§ **STATED EXERCISE**
In the entries below, find the lines that contain the word "script" and copy them.

§ **PROVIDED INFORMATION**
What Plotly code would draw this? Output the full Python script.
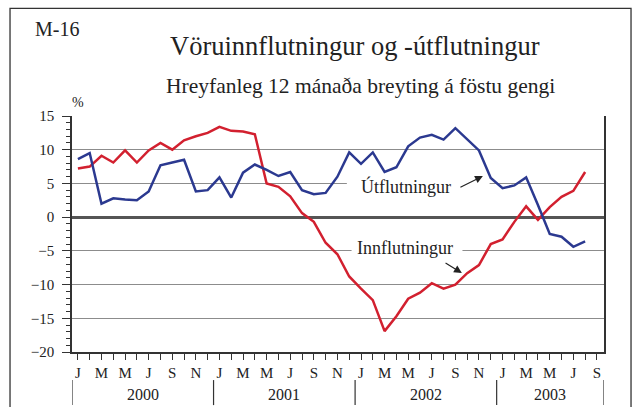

==

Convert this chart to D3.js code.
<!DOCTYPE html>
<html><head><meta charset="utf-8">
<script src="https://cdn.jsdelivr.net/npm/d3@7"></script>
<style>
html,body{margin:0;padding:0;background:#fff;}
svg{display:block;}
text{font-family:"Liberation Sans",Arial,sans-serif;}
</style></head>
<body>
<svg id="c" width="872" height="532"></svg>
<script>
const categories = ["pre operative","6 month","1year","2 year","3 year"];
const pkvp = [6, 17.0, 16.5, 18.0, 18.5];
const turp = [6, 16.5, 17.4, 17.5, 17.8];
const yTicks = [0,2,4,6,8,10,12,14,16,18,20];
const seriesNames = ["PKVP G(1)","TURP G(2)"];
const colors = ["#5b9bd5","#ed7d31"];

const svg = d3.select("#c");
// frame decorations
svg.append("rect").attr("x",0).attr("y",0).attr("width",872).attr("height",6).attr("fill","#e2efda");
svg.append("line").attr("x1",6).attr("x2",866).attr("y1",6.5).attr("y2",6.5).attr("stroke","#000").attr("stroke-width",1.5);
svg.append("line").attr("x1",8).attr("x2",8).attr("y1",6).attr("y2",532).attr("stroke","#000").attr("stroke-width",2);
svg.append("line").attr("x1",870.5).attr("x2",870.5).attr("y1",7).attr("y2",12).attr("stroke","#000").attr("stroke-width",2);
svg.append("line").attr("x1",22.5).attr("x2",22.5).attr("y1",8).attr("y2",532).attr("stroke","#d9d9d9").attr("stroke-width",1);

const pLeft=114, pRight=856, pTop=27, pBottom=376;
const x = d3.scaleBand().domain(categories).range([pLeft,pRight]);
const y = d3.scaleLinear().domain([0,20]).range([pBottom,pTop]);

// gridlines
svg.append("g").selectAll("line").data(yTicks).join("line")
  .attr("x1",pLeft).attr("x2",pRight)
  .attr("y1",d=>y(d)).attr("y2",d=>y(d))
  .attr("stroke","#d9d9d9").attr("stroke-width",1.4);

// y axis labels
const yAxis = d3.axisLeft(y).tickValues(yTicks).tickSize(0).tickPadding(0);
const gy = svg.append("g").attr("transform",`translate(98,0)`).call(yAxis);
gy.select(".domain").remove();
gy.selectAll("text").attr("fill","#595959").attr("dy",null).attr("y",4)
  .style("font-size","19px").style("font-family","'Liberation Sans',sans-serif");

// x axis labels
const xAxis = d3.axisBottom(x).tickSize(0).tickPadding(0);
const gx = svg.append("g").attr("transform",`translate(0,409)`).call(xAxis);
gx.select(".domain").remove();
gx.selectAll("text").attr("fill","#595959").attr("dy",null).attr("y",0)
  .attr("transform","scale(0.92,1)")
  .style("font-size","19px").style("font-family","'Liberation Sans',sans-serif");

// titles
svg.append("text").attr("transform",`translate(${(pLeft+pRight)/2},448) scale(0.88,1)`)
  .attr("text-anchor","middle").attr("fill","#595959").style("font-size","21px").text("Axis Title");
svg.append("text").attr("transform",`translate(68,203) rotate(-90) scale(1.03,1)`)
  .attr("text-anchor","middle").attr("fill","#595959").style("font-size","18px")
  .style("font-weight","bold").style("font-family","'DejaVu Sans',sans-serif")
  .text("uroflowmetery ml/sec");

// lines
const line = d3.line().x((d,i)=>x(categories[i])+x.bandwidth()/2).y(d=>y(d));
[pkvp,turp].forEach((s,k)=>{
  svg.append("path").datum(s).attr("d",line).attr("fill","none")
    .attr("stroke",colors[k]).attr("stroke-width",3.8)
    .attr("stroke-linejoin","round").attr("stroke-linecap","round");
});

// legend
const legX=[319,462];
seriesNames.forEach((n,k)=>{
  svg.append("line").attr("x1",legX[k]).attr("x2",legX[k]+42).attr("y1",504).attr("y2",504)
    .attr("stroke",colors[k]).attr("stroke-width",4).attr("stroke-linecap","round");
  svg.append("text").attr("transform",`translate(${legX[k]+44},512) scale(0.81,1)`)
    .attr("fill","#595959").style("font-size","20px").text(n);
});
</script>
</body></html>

§ **RESPONSE TO THE TASK**
What Plotly code would draw this? Output the full Python script.
<script src="https://cdn.jsdelivr.net/npm/d3@7"></script>
<script>
</script>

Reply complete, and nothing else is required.